Nifty 50 crosses 20,000: Caution needed amid euphoria, say experts
While the stock market rally has been spectacular, analysts warn that it is not without peril; investors should be aware that valuations are elevated
The Nifty 50 index crossing the 20,000 mark for the first time has elicited optimistic projections about India’s economic prospects.
India’s leading stock indices have been on a hot streak, registering gains for an impressive seven days. This remarkable stretch marks the best performance in nearly three months. While Nifty 50 broke new ground, the Sensex also performed strongly, just 400 points shy of its highest-ever closing at 67,571.90 points.
Shrikant Chouhan, Head of Research (Retail) at Kotak Securities Ltd, provides some perspective: India’s economic resilience in the face of global challenges has emboldened investors. The market has sustained a bullish demeanour despite hurdles like inflation and uncertainties regarding US interest rates. However, it seems to be overheated, so caution should be the watchword moving forward.
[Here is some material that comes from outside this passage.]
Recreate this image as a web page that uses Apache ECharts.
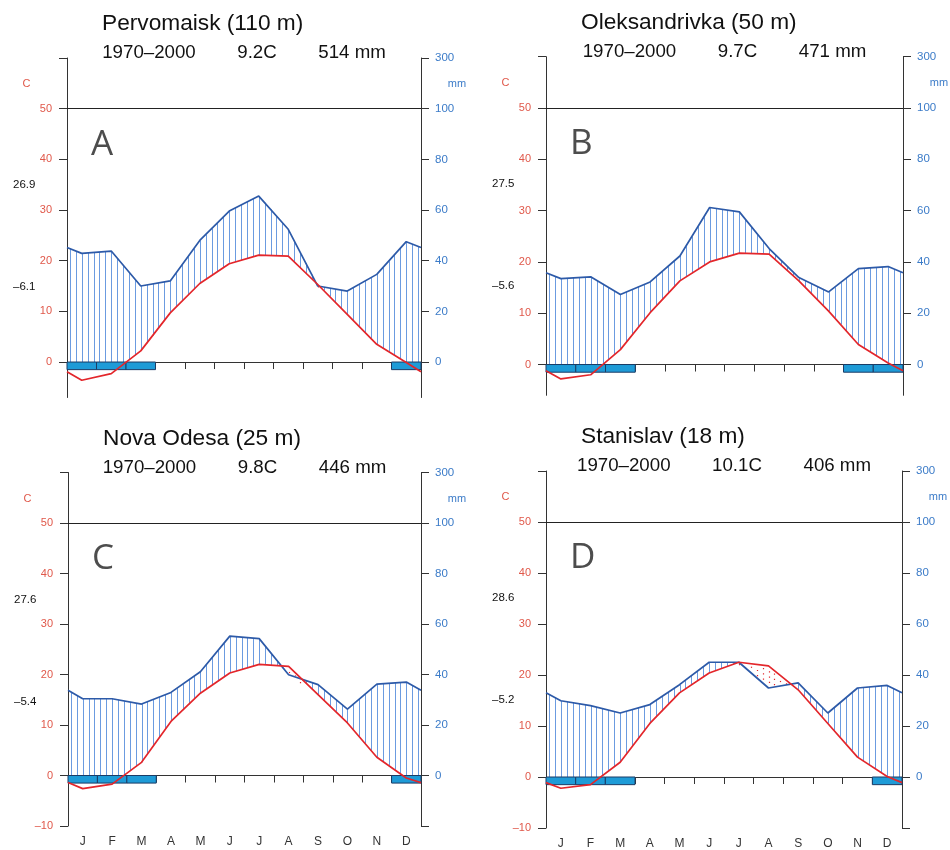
<!DOCTYPE html>
<html><head><meta charset="utf-8">
<script src="https://cdn.jsdelivr.net/npm/echarts@6/dist/echarts.min.js"></script>
<style>html,body{margin:0;padding:0;background:#fff}#c{width:950px;height:850px}</style>
</head><body><div id="c"></div>
<script>
// ---------- data ----------
const months = ['J','F','M','A','M','J','J','A','S','O','N','D'];
const stations = ['Pervomaisk (110 m)','Oleksandrivka (50 m)','Nova Odesa (25 m)','Stanislav (18 m)'];
const panelLetters = ['A','B','C','D'];
const period = '1970–2000';
const meanTemp = ['9.2C','9.7C','9.8C','10.1C'];
const totalPrecip = ['514 mm','471 mm','446 mm','406 mm'];
const absMax = ['26.9','27.5','27.6','28.6'];
const absMin = ['–6.1','–5.6','–5.4','–5.2'];

const tempA = [-3.6,-2.3,2.2,9.7,15.5,19.4,21.1,20.9,15.3,9.4,3.5,-0.1];
const precA = [42.9,43.8,30.0,32.0,48.0,59.6,65.5,52.4,30.0,28.0,34.6,47.5];
const edgeTempA = -1.9, edgePrecA = 45.2;
const frostA = [1,1,1,0,0,0,0,0,0,0,0,1];

const tempB = [-2.8,-2.0,2.9,10.1,16.3,20.0,21.7,21.5,16.3,10.4,3.9,0.3];
const precB = [33.5,34.2,27.3,32.2,42.3,61.2,59.5,45.2,33.9,28.3,37.4,38.2];
const edgeTempB = -1.2, edgePrecB = 35.8;
const frostB = [1,1,1,0,0,0,0,0,0,0,1,1];

const tempC = [-2.6,-1.7,2.6,10.7,16.3,20.3,22.0,21.6,16.0,10.4,3.6,-0.5];
const precC = [30.4,30.4,28.3,32.9,41.1,55.2,54.2,39.9,36.0,26.3,36.2,37.0];
const edgeTempC = -1.4, edgePrecC = 33.8;
const frostC = [1,1,1,0,0,0,0,0,0,0,0,1];

const tempD = [-2.2,-1.5,2.9,10.5,16.5,20.4,22.5,21.8,17.1,10.5,3.9,0.1];
const precD = [29.9,28.0,25.1,28.4,36.2,45.0,45.0,34.9,36.9,25.1,34.9,35.9];
const edgeTempD = -1.1, edgePrecD = 33.0;
const frostD = [1,1,1,0,0,0,0,0,0,0,0,1];

const tempTicks = [-10,0,10,20,30,40,50,60];
const tempLabels = [-10,0,10,20,30,40,50];
const precTicks = [-20,0,20,40,60,80,100,120];
const precLabels = [0,20,40,60,80,100,120];
const precTopLabel = '300';

// ---------- layout / style ----------
const panels = [
  {temp:tempA, prec:precA, et:edgeTempA, ep:edgePrecA, frost:frostA},
  {temp:tempB, prec:precB, et:edgeTempB, ep:edgePrecB, frost:frostB},
  {temp:tempC, prec:precC, et:edgeTempC, ep:edgePrecC, frost:frostC},
  {temp:tempD, prec:precD, et:edgeTempD, ep:edgePrecD, frost:frostD}
];
const layout = [
  {left:67, width:354, top:58, height:339.5, tmin:-7, showMonths:false},
  {left:546, width:357, top:56.7, height:338.6, tmin:-6, showMonths:false},
  {left:68, width:353, top:472.5, height:353.5, tmin:-10, showMonths:true},
  {left:546, width:356, top:471, height:357, tmin:-10, showMonths:true}
];
const FONT = '"Liberation Sans", Arial, Helvetica, sans-serif';
const RED = '#e3262b', BLUE = '#2d5aa8', HATCH = '#6b9be0';
const TLAB = '#e0584a', PLAB = '#3b7bc8', AX = '#333';
const FROST_DEPTH = 1.5;

const grids=[], xAxes=[], yAxes=[], series=[], graphics=[];

function hatchRender(params, api){
  const x0=api.value(0), x1=api.value(1), p0=api.value(2), p1=api.value(3), t0=api.value(4), t1=api.value(5);
  const children=[];
  const step=0.2;
  for (let j=0;j<60;j++){
    const x=0.1+j*step;
    if (x < x0-1e-9) continue;
    if (x >= x1-1e-9) break;
    const f=(x-x0)/(x1-x0);
    const p=(p0+f*(p1-p0))/2;
    const t=t0+f*(t1-t0);
    if (p>t){
      const a=api.coord([x,p]), b=api.coord([x,Math.max(t,0)]);
      const px=Math.round(a[0])+0.5;
      children.push({type:'line',shape:{x1:px,y1:a[1],x2:px,y2:b[1]},style:{stroke:HATCH,lineWidth:1}});
    } else {
      const a=api.coord([x,t]), b=api.coord([x,p]);
      const px=Math.round(a[0])+0.5;
      children.push({type:'line',shape:{x1:px,y1:a[1]+3+(j%2)*2.5,x2:px,y2:b[1]-1},style:{stroke:RED,lineWidth:1.2,lineDash:[1.2,4]}});
    }
  }
  return {type:'group',children};
}
function frostRender(params, api){
  const i=api.value(0);
  const a=api.coord([i,0]), b=api.coord([i+1,-FROST_DEPTH]);
  return {type:'rect',shape:{x:a[0],y:a[1],width:b[0]-a[0],height:b[1]-a[1]},style:{fill:'#1e9bd7',stroke:'#1b3c66',lineWidth:1}};
}

panels.forEach((pd,n)=>{
  const L=layout[n];
  grids.push({left:L.left,top:L.top,width:L.width,height:L.height,containLabel:false,outerBoundsMode:'none'});
  const vx=xAxes.length;
  xAxes.push({gridIndex:n,type:'value',min:0,max:12,interval:1,
    axisLine:{show:true,onZero:true,lineStyle:{color:AX,width:1}},
    axisTick:{show:true,length:7,lineStyle:{color:AX,width:1}},
    axisLabel:{show:false},splitLine:{show:false}});
  xAxes.push({gridIndex:n,type:'category',data:months,position:'bottom',boundaryGap:true,
    axisLine:{show:false,onZero:false},axisTick:{show:false},splitLine:{show:false},
    axisLabel:{show:L.showMonths,interval:0,margin:10,color:'#333',fontSize:12,fontFamily:FONT}});
  const tY=yAxes.length;
  const tt=tempTicks.filter(v=>v>=L.tmin), tl=tempLabels.filter(v=>v>=L.tmin);
  const pt=precTicks.filter(v=>v>=2*L.tmin), pl=precLabels;
  yAxes.push({gridIndex:n,type:'value',position:'left',min:L.tmin,max:60,
    axisLine:{show:true,lineStyle:{color:AX,width:1}},
    axisTick:{show:true,length:8,customValues:tt,lineStyle:{color:AX,width:1}},
    axisLabel:{show:true,customValues:tl,margin:15,color:TLAB,fontSize:11,fontFamily:FONT,
      formatter:v=>v<0?'–'+(-v):String(v)},
    splitLine:{show:false}});
  yAxes.push({gridIndex:n,type:'value',position:'right',min:2*L.tmin,max:120,
    axisLine:{show:true,lineStyle:{color:AX,width:1}},
    axisTick:{show:true,length:8,customValues:pt,lineStyle:{color:AX,width:1}},
    axisLabel:{show:true,customValues:pl,margin:14,color:PLAB,fontSize:11.5,fontFamily:FONT,
      formatter:v=>v===120?precTopLabel:String(v)},
    splitLine:{show:false}});

  const xs=[0].concat(months.map((m,i)=>i+0.5)).concat([12]);
  const T=[pd.et].concat(pd.temp).concat([pd.et]);
  const P=[pd.ep].concat(pd.prec).concat([pd.ep]);
  const segs=[];
  for(let k=0;k<xs.length-1;k++) segs.push([xs[k],xs[k+1],P[k],P[k+1],T[k],T[k+1]]);
  series.push({type:'custom',xAxisIndex:vx,yAxisIndex:tY,renderItem:hatchRender,data:segs,z:1,silent:true,
    encode:{x:0,y:4},clip:false});
  series.push({type:'custom',xAxisIndex:vx,yAxisIndex:tY,renderItem:frostRender,z:3,silent:true,
    data:pd.frost.map((f,i)=>f?[i,0]:null).filter(d=>d),encode:{x:0,y:1}});
  series.push({type:'line',xAxisIndex:vx,yAxisIndex:tY+1,data:xs.map((x,k)=>[x,P[k]]),
    symbol:'none',lineStyle:{color:BLUE,width:1.7},z:4,silent:true,animation:false});
  series.push({type:'line',xAxisIndex:vx,yAxisIndex:tY,data:xs.map((x,k)=>[x,T[k]]),
    symbol:'none',lineStyle:{color:RED,width:1.7},z:5,silent:true,animation:false,
    markLine:{silent:true,symbol:'none',label:{show:false},lineStyle:{color:'#222',width:1,type:'solid'},
      data:[{yAxis:50}],animation:false}});

  const top=L.top, left=L.left, right=L.left+L.width;
  graphics.push({type:'text',x:left+35,y:top-34,style:{text:stations[n],font:'22.7px '+FONT,fill:'#111',verticalAlign:'middle',align:'left'}});
  graphics.push({type:'text',x:left+L.width/2,y:top-5,style:{text:period+'        '+meanTemp[n]+'        '+totalPrecip[n],font:'18.7px '+FONT,fill:'#111',verticalAlign:'middle',align:'center'}});
  graphics.push({type:'text',x:left+24,y:top+87,style:{text:panelLetters[n],font:'35px "Open Sans", sans-serif',fill:'#4d4d4d',verticalAlign:'middle',align:'left'}});
  graphics.push({type:'text',x:left-40.5,y:top+26,style:{text:'C',font:'11px '+FONT,fill:TLAB,verticalAlign:'middle',align:'center'}});
  graphics.push({type:'text',x:right+36,y:top+26,style:{text:'mm',font:'11px '+FONT,fill:PLAB,verticalAlign:'middle',align:'center'}});
  graphics.push({type:'text',x:left-54,y:top+127,style:{text:absMax[n],font:'11.5px '+FONT,fill:'#111',verticalAlign:'middle',align:'left'}});
  graphics.push({type:'text',x:left-54,y:top+229,style:{text:absMin[n],font:'11.5px '+FONT,fill:'#111',verticalAlign:'middle',align:'left'}});
});

const chart=echarts.init(document.getElementById('c'),null,{renderer:'canvas'});
chart.setOption({backgroundColor:'#fff',animation:false,grid:grids,xAxis:xAxes,yAxis:yAxes,series:series,graphic:graphics});
</script></body></html>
He pointed out that the seventh consecutive session of gains has come despite persisting selling by foreign institutional investors and other vagaries like inflation, rising dollar, spiking US treasury yields, and interest rate hike concerns. “While the undertone appears bullish, the market seems to be in an overbought position, and hence, caution may prevail going ahead.”
A word of caution
While the stock market rally has been spectacular, analysts warn that it is not without peril. Investors should be aware that valuations are elevated. While experts concentrate on sectors linked to local demand for future growth, elevated valuation metrics indicate that picking the proper company is more important than ever.
Pratik Gupta, CEO and co-head at Kotak Institutional Equities, highlights an often-overlooked aspect. He said the Nifty’s recent ascent is remarkable because local investments primarily fuel it, whereas foreign investment has been rather muted. This appears to be due, in part, to waning global interest in Asian funds amid China’s bleak outlook.
Gupta said with the Nifty 50 trading at a Fiscal Year 2025 P/E ratio exceeding 18x, the market is far from a bargain. Elevated valuations frequently signal the risk of market pullbacks, and any abrupt negative developments could precipitate significant declines.
“In India, this is a liquidity-driven rally, and investors should tread cautiously in the market, as valuations are expensive now with the NIFTY 50 trading at an FY2025 P/E ratio of over 18x, which is not cheap, and small/mid-caps are even more expensive in many cases.”
“A chapter in history”
However, Atul Parakh, CEO of Bigul, is optimistic: “Reaching the 20,000 mark is a momentous occasion for Nifty 50 and signals robust confidence in the Indian economy. We’re optimistic about the Indian economic landscape and will continue to focus on bringing innovative tools for investors and traders to align and benefit with the Great Indian growth story.”
Analysts said India’s long-term prognosis remains positive due to anticipated investment cycles and governmental improvements. Investors should adjust their equity investments to their financial objectives and risk tolerance. Adopting a staggered investment strategy or investigating asset diversification options may be prudent for those concerned about short-term market changes.
“Cracking the 20,000 mark on Nifty 50 isn’t merely a numbers game; it’s a chapter in history,” noted Sandip Raichura, the CEO of Retail Broking and Distribution and Director at Prabhudas Lilladher Pvt Ltd. “Amid discussions about market valuations and liquidity, it’s crucial to recognise the transformative changes happening in India. The market, it seems, is forecasting a prosperous decade, far from the doubters’ gloom.”
However, acknowledging that growth has not been evenly distributed across industries is crucial. Sectors like PSU banks, metals, and automotive have experienced gains, while others such as media, have felt strains. This lopsided growth suggests that the Nifty 50’s ascent to 20,000 may not be an across-the-board signal of economic health but could be driven by particular sectoral advantages.